We should stop blaming everybody else and own up to our mistakes. The housing price appreciation has priced many people out of their dream houses. But instead of settling on less, people followed their American dream and bought bigger, more expensive houses than they could afford. They figured that a house is an investment, a safe bet. Even if a mortgage payment will rise in the future the (‘always’) rising house price will help to offset that. Floating interest rate, interest only or even worse negative amortization loans were the vehicles that helped many to temporarily afford their dream houses. Though we want to blame the financial institutions for coming up with these products; as long as they fully disclosed the terms of the loan it is our responsibility to make the right financial decisions – not theirs.

Despite what Barney Frank would say, (the evil) mortgage securitization is one of the greatest innovative products of the 20th century. By pooling thousands of mortgages together and breaking up pools into different risk trenches, the Wall Street has lowered the cost of house ownership dramatically to millions of Americans.

The legislature proposed by Barney Franks is dangerous:

It will punish investors that have absolutely no control over what goes into the mortgage pool. When pension funds buy mortgage-backed securities they can analyze to some degree the default risk. But how can they analyze the appropriateness of the purchase to the homebuyers? They cannot.

It will raise mortgage costs to all borrowers. Buyers of mortgage-backed securities will require a higher rate of return from borrowers to be compensated for extra costs which Mr. Frank’s proposed legislation would bring. This will raise the bank’s financing costs and thus raise the cost of credit to all mortgage borrowers. Actually this legislation would spill over across the whole economy, as credit cards, auto and other consumer loans are securitized as well. Securitization oils the wheels of capitalism and provides a needed liquidity for the US financial system, take it away and liquidity in the system will dry up.
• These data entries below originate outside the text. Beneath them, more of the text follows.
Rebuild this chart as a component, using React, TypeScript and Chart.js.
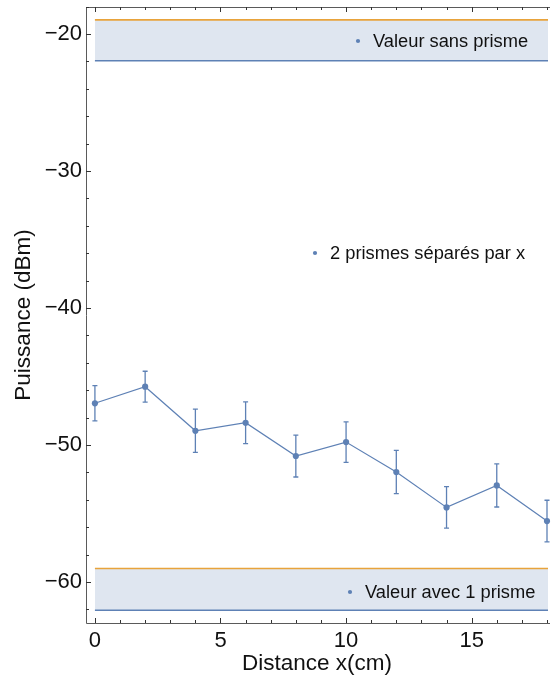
import React, { useEffect, useRef } from "react";
import { Chart, registerables } from "chart.js";

Chart.register(...registerables);

// ---- data ----
const distances = [0, 2, 4, 6, 8, 10, 12, 14, 16, 18];
const puissance = [-46.96, -45.75, -48.97, -48.38, -50.81, -49.79, -51.98, -54.56, -52.96, -55.56];
const erreurs = [1.29, 1.13, 1.58, 1.52, 1.53, 1.48, 1.58, 1.51, 1.57, 1.52];
const sansPrismeHaut = -18.97;
const sansPrismeBas = -21.95;
const avecPrismeHaut = -59.02;
const avecPrismeBas = -62.07;
const bandX = [0, 20];
const xMajorTicks = [0, 5, 10, 15];
const yMajorTicks = [-60, -50, -40, -30, -20];
const legendLabels = ["Valeur sans prisme", "2 prismes séparés par x", "Valeur avec 1 prisme"];
const xTitle = "Distance x(cm)";
const yTitle = "Puissance (dBm)";

const BLUE = "#5E81B5";
const ORANGE = "#E8A33B";
const FILL = "rgba(94,129,181,0.2)";
const FONT = "'Liberation Sans', Arial, sans-serif";

const fmt = (v: number) => (v < 0 ? "\u2212" + Math.abs(v) : String(v));

const decorPlugin = {
  id: "decor",
  afterDatasetsDraw(chart: any) {
    const { ctx, chartArea: a, scales } = chart;
    const xs = scales.x;
    const ys = scales.y;
    ctx.save();
    // error bars
    ctx.strokeStyle = BLUE;
    ctx.lineWidth = 1.3;
    ctx.beginPath();
    ctx.rect(a.left, a.top, a.right - a.left + 5, a.bottom - a.top);
    ctx.clip();
    distances.forEach((d, i) => {
      const px = xs.getPixelForValue(d);
      const y1 = ys.getPixelForValue(puissance[i] + erreurs[i]);
      const y2 = ys.getPixelForValue(puissance[i] - erreurs[i]);
      ctx.beginPath();
      ctx.moveTo(px, y1);
      ctx.lineTo(px, y2);
      ctx.moveTo(px - 2.5, y1);
      ctx.lineTo(px + 2.5, y1);
      ctx.moveTo(px - 2.5, y2);
      ctx.lineTo(px + 2.5, y2);
      ctx.stroke();
    });
    ctx.restore();

    ctx.save();
    // frame
    ctx.strokeStyle = "#5a5a5a";
    ctx.lineWidth = 1;
    ctx.beginPath();
    ctx.moveTo(a.right + 2, a.top + 0.5);
    ctx.lineTo(a.left + 0.5, a.top + 0.5);
    ctx.lineTo(a.left + 0.5, a.bottom + 0.5);
    ctx.lineTo(a.right + 2, a.bottom + 0.5);
    ctx.stroke();
    // ticks
    ctx.strokeStyle = "#333";
    ctx.beginPath();
    for (let v = -62; v <= -18; v += 2) {
      const py = Math.round(ys.getPixelForValue(v)) + 0.5;
      const len = v % 10 === 0 ? 5 : 3;
      ctx.moveTo(a.left, py);
      ctx.lineTo(a.left + len, py);
    }
    for (let v = 0; v <= 18; v += 1) {
      const px = Math.round(xs.getPixelForValue(v)) + 0.5;
      const len = v % 5 === 0 ? 5 : 3;
      ctx.moveTo(px, a.bottom);
      ctx.lineTo(px, a.bottom - len);
      ctx.moveTo(px, a.top);
      ctx.lineTo(px, a.top + len);
    }
    ctx.stroke();

    // legends
    const legendPos = [
      [a.left + 272, a.top + 34],
      [a.left + 229, a.top + 246],
      [a.left + 264, a.top + 585],
    ];
    ctx.font = "18.3px " + FONT;
    ctx.textBaseline = "middle";
    ctx.textAlign = "left";
    legendLabels.forEach((lab, i) => {
      const [lx, ly] = legendPos[i];
      ctx.fillStyle = BLUE;
      ctx.beginPath();
      ctx.arc(lx, ly, 2.1, 0, Math.PI * 2);
      ctx.fill();
      ctx.fillStyle = "#111";
      ctx.fillText(lab, lx + 15, ly + 1);
    });
    ctx.restore();
  },
};

export default function App() {
  const ref = useRef<HTMLCanvasElement | null>(null);
  useEffect(() => {
    if (!ref.current) return;
    const chart = new Chart(ref.current, {
      type: "line",
      data: {
        datasets: [
          {
            label: "sansHaut",
            data: bandX.map((x) => ({ x, y: sansPrismeHaut })),
            borderColor: ORANGE,
            borderWidth: 1.6,
            pointRadius: 0,
            fill: false,
          },
          {
            label: "sansBas",
            data: bandX.map((x) => ({ x, y: sansPrismeBas })),
            borderColor: BLUE,
            borderWidth: 1.6,
            pointRadius: 0,
            fill: "-1",
            backgroundColor: FILL,
          },
          {
            label: "avecHaut",
            data: bandX.map((x) => ({ x, y: avecPrismeHaut })),
            borderColor: ORANGE,
            borderWidth: 1.6,
            pointRadius: 0,
            fill: false,
          },
          {
            label: "avecBas",
            data: bandX.map((x) => ({ x, y: avecPrismeBas })),
            borderColor: BLUE,
            borderWidth: 1.6,
            pointRadius: 0,
            fill: "-1",
            backgroundColor: FILL,
          },
          {
            label: "mesures",
            data: distances.map((x, i) => ({ x, y: puissance[i] })),
            borderColor: BLUE,
            borderWidth: 1.2,
            pointRadius: 3.1,
            pointBackgroundColor: BLUE,
            pointBorderWidth: 0,
            fill: false,
            clip: 6,
          } as any,
        ],
      },
      options: {
        animation: false,
        responsive: false,
        maintainAspectRatio: false,
        layout: { padding: { top: 7, right: 0, left: 0, bottom: 0 } },
        plugins: {
          legend: { display: false },
          tooltip: { enabled: false },
        },
        scales: {
          x: {
            type: "linear",
            min: -0.355,
            max: 18.04,
            afterFit: (s: any) => {
              s.height = 60;
              s.paddingLeft = 0;
              s.paddingRight = 0;
            },
            afterBuildTicks: (s: any) => {
              s.ticks = xMajorTicks.map((v) => ({ value: v }));
            },
            grid: { display: false, drawTicks: false },
            border: { display: false },
            ticks: {
              padding: 5,
              color: "#111",
              font: { family: FONT, size: 22 },
              callback: (v: any) => fmt(Number(v)),
              maxRotation: 0,
            },
            title: {
              display: true,
              text: xTitle,
              color: "#111",
              font: { family: FONT, size: 22.5 },
              padding: { top: 0, bottom: 6 },
            },
          },
          y: {
            type: "linear",
            min: -63.0,
            max: -18.03,
            afterFit: (s: any) => {
              s.width = 86;
              s.paddingTop = 0;
              s.paddingBottom = 0;
            },
            afterBuildTicks: (s: any) => {
              s.ticks = yMajorTicks.map((v) => ({ value: v }));
            },
            grid: { display: false, drawTicks: false },
            border: { display: false },
            ticks: {
              padding: 4,
              color: "#111",
              font: { family: FONT, size: 22 },
              callback: (v: any) => fmt(Number(v)),
            },
            title: {
              display: true,
              text: yTitle,
              color: "#111",
              font: { family: FONT, size: 22.5 },
              padding: { top: 10.5, bottom: 0 },
            },
          },
        },
      },
      plugins: [decorPlugin],
    });
    return () => chart.destroy();
  }, []);
  return (
    <div style={{ position: "absolute", left: 0, top: 0, width: 552, height: 683, background: "#fff" }}>
      <canvas ref={ref} width={552} height={683} style={{ width: 552, height: 683, display: "block" }} />
    </div>
  );
}
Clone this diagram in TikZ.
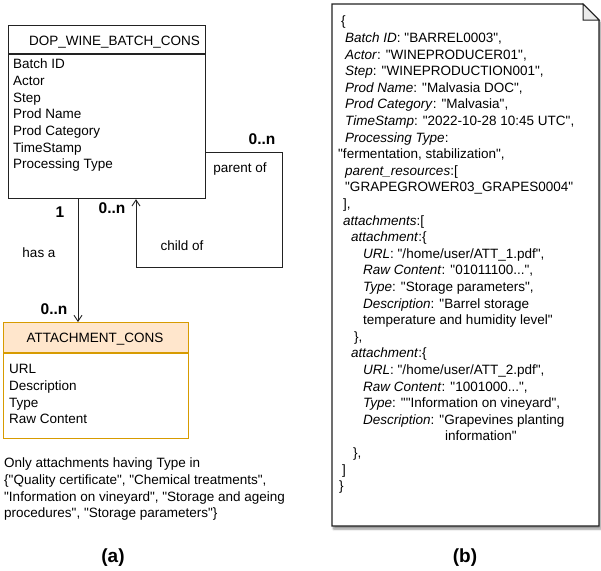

Finally, and the most important, it will create wrong incentives for consumers – leading to a skyrocketing number of bad loans, as bad financial decisions will be paid by somebody else. Taking out a loan will become a risk free endeavor: house price goes up – great; house price goes down – you claim to be a victim and the purchasers of securitized securities will compensate you for the risk you’ve taken…the risk free paradise, isn’t it?

I am sure next couple of years will uncover fraud committed by some mortgage brokers or banks, it happens at the end of each boom. It happened at the end of the junk bond boom of the late 80s, the internet boom of the late 90s and it will happen again. The US economic and legal systems are equipped to deal with these people – they’ll go to jail.

Instead of creating laws that shift responsibility from consumers to lenders, lawmakers should focus on making the lending process simpler and more transparent, where the terms of the loan are clearly spelled out on one page.

I truly hope that democrats and republicans will realize the danger of the proposed legislation and explain to Mr. Frank that the cost of his reelection ambitions is too high for the rest of the country to bear.